While the map has been gaining attention on the Internet, Taylor Fravel, associate professor at the Massachusetts Institute of Technology, believes the graphic was created by tabloid journalists and not the Chinese government.
Fravel, who specializes in China and its military, said he knew immediately when the graphic was published earlier this week that it should be taken with a grain of salt.
To begin with, it appears the person who made the map has little knowledge of U.S. geography, Fravel said, since the supposed targets include rural parts of New Hampshire and Vermont and avoiding population centers like Boston.
Another obvious clue that the map is suspicious is the fact that it was published by the Global Times, an English-language Chinese newspaper that Fravel said has a reputation of playing loose with the facts. While the paper has ties to the government, Fravel said the ruling party wouldn’t turn to the Global Times to release official communications, let alone a map of strategic targets.
“The state would not release anything through the Global Times,” Fravel said.
Fravel says tabloid journalism also played a role in helping the phony map begin to circulate in the United States. It appears that The Washington Times, the conservative newspaper founded in the 1980s by Rev. Sun Myung Moon and the Unification Church, was the first U.S. news outlet to feature the map in a story. While the Global Times report portrayed China’s nuclear strike capabilities as a new development, Fravel said China has actually possessed long-range missiles capable of striking the East Coast of the United States since the 1990s.
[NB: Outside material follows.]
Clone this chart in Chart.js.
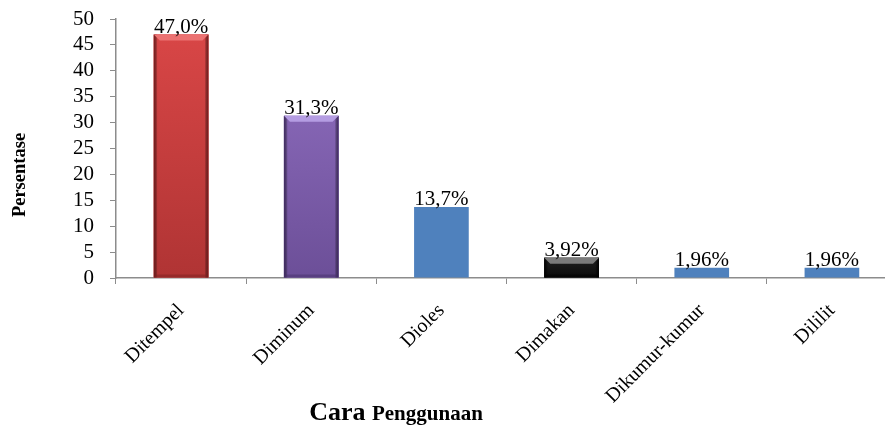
<!DOCTYPE html>
<html>
<head>
<meta charset="utf-8">
<script src="https://cdn.jsdelivr.net/npm/chart.js@4/dist/chart.umd.min.js"></script>
<style>
  html, body { margin: 0; padding: 0; background: #fff; overflow: hidden; }
  #wrap { width: 900px; height: 426px; }
</style>
</head>
<body>
<div id="wrap"><canvas id="caraChart" width="900" height="426"></canvas></div>
<script>
// Data
const categories = ['Ditempel', 'Diminum', 'Dioles', 'Dimakan', 'Dikumur-kumur', 'Dililit'];
const persentase = [47.0, 31.3, 13.7, 3.92, 1.96, 1.96];
const decimals = [1, 1, 1, 2, 2, 2];
const yTicks = [0, 5, 10, 15, 20, 25, 30, 35, 40, 45, 50];

// bar colours: top/bottom of body, dark edge, light top face (plain bars have base only)
const barStyles = [
  { base: '#d24242', top: '#d84646', bottom: '#b03434', dark: '#7e1f1f', light: '#ec7272' },
  { base: '#7f5fae', top: '#8565b4', bottom: '#6c4f98', dark: '#46306a', light: '#b49ce2' },
  { base: '#4f81bd' },
  { base: '#151515', top: '#202020', bottom: '#0a0a0a', dark: '#000000', light: '#7a7a7a' },
  { base: '#4f81bd' },
  { base: '#4f81bd' }
];

const serif = '"Liberation Serif", "Times New Roman", serif';
const axisGray = '#8c8c8c';

// bevel look for the shaded bars
const bevelPlugin = {
  id: 'bevel',
  afterDatasetsDraw(chart) {
    const ctx = chart.ctx;
    chart.getDatasetMeta(0).data.forEach((bar, i) => {
      const s = barStyles[i];
      if (!s.dark) return;
      const l = bar.x - bar.width / 2, r = bar.x + bar.width / 2;
      const t = bar.y, b = bar.base;
      const bv = Math.min(6, (b - t) / 3);
      ctx.save();
      const v = ctx.createLinearGradient(0, t, 0, b);
      v.addColorStop(0, s.top);
      v.addColorStop(1, s.bottom);
      ctx.fillStyle = v;
      ctx.fillRect(l, t, r - l, b - t);
      // darker side edges
      const g = ctx.createLinearGradient(l, 0, r, 0);
      g.addColorStop(0, s.dark);
      g.addColorStop(0.07, 'rgba(0,0,0,0)');
      g.addColorStop(0.93, 'rgba(0,0,0,0)');
      g.addColorStop(1, s.dark);
      ctx.fillStyle = g;
      ctx.fillRect(l, t, r - l, b - t);
      // top face
      ctx.fillStyle = s.light;
      ctx.beginPath();
      ctx.moveTo(l, t); ctx.lineTo(r, t); ctx.lineTo(r - bv, t + bv); ctx.lineTo(l + bv, t + bv);
      ctx.closePath(); ctx.fill();
      // bottom face
      ctx.globalAlpha = 0.5;
      ctx.fillStyle = s.dark;
      ctx.beginPath();
      ctx.moveTo(l, b); ctx.lineTo(r, b); ctx.lineTo(r - bv / 2, b - bv / 2); ctx.lineTo(l + bv / 2, b - bv / 2);
      ctx.closePath(); ctx.fill();
      ctx.restore();
    });
  }
};

// value labels above the bars
const valueLabels = {
  id: 'valueLabels',
  afterDatasetsDraw(chart) {
    const ctx = chart.ctx;
    ctx.save();
    ctx.font = '21px ' + serif;
    ctx.fillStyle = '#000';
    ctx.textAlign = 'center';
    ctx.textBaseline = 'alphabetic';
    chart.getDatasetMeta(0).data.forEach((bar, i) => {
      const txt = persentase[i].toFixed(decimals[i]).replace('.', ',') + '%';
      ctx.fillText(txt, bar.x, bar.y - 2);
    });
    ctx.restore();
  }
};

// axis titles: x title uses two font sizes, y title sits a bit below centre
const axisTitles = {
  id: 'axisTitles',
  afterDraw(chart) {
    const ctx = chart.ctx;
    ctx.save();
    ctx.fillStyle = '#000';
    ctx.textBaseline = 'alphabetic';
    const big = 'bold 26px ' + serif, small = 'bold 21px ' + serif;
    ctx.font = big;
    const w1 = ctx.measureText('Cara ').width;
    ctx.font = small;
    const w2 = ctx.measureText('Penggunaan').width;
    let x = 396 - (w1 + w2) / 2;
    ctx.font = big;
    ctx.textAlign = 'left';
    ctx.fillText('Cara ', x, 420);
    ctx.font = small;
    ctx.fillText('Penggunaan', x + w1, 420);

    ctx.translate(20, 175);
    ctx.rotate(-Math.PI / 2);
    ctx.font = 'bold 18.5px ' + serif;
    ctx.textAlign = 'center';
    ctx.textBaseline = 'middle';
    ctx.fillText('Persentase', 0, 0);
    ctx.restore();
  }
};

new Chart(document.getElementById('caraChart'), {
  type: 'bar',
  data: {
    labels: categories,
    datasets: [{
      data: persentase,
      backgroundColor: barStyles.map(s => s.base),
      borderWidth: 0,
      barPercentage: 0.42,
      categoryPercentage: 1
    }]
  },
  options: {
    responsive: false,
    animation: false,
    layout: { padding: { top: 19, right: 3, left: 0, bottom: 0 } },
    plugins: { legend: { display: false }, tooltip: { enabled: false } },
    scales: {
      x: {
        afterFit(scale) { scale.height = 148; },
        grid: { display: true, offset: true, drawOnChartArea: false, tickLength: 6, color: axisGray },
        border: { color: axisGray, width: 1.5 },
        ticks: {
          color: '#000',
          font: { family: serif, size: 20 },
          minRotation: 45,
          maxRotation: 45,
          padding: 15
        }
      },
      y: {
        min: 0,
        max: 50,
        afterFit(scale) { scale.width = 116; },
        afterBuildTicks(scale) { scale.ticks = yTicks.map(v => ({ value: v })); },
        grid: { display: true, drawOnChartArea: false, tickLength: 6, color: axisGray },
        border: { color: axisGray, width: 1.5 },
        ticks: {
          color: '#000',
          // small lineHeight keeps the top label from pushing the plot down
          font: { family: serif, size: 21, lineHeight: 0.2 },
          padding: 16,
          autoSkip: false
        }
      }
    }
  },
  plugins: [bevelPlugin, valueLabels, axisTitles]
});
</script>
</body>
</html>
“I would say the numbers are pretty small ... We’re talking maybe 40,” he said.
On Friday, the website Drudge Report posted a link to the Washington Times story with the headline: “Chinese state media show plans for nuke strikes on U.S. cities... Damage projections for Seattle and Los Angeles.”
On the discussion forum northeastshooters.com, which caters to gun enthusiasts, one person was puzzled at why Nashua would be a target.
“(What) is in Nashua that makes it a nuke worthy target?” the commenter asked. “I mean, (Portsmouth Naval Shipyard) is a far more worthy nuke target. And no Boston? What are those Chinese thinking?”
Although the city is home to one of the country’s largest defense contractors – BAE Systems – Nashua’s other strategic advantages weren’t immediately apparent to the people who responded.
“Why destroy all that infrastructure when they don’t have to? They don’t want to destroy us, they want to own us,” wrote one person.
Another commenter from Massachusetts developed a different theory about the benefits of targeting Nashua: “To deprive us of cheap liquor and cigarettes.”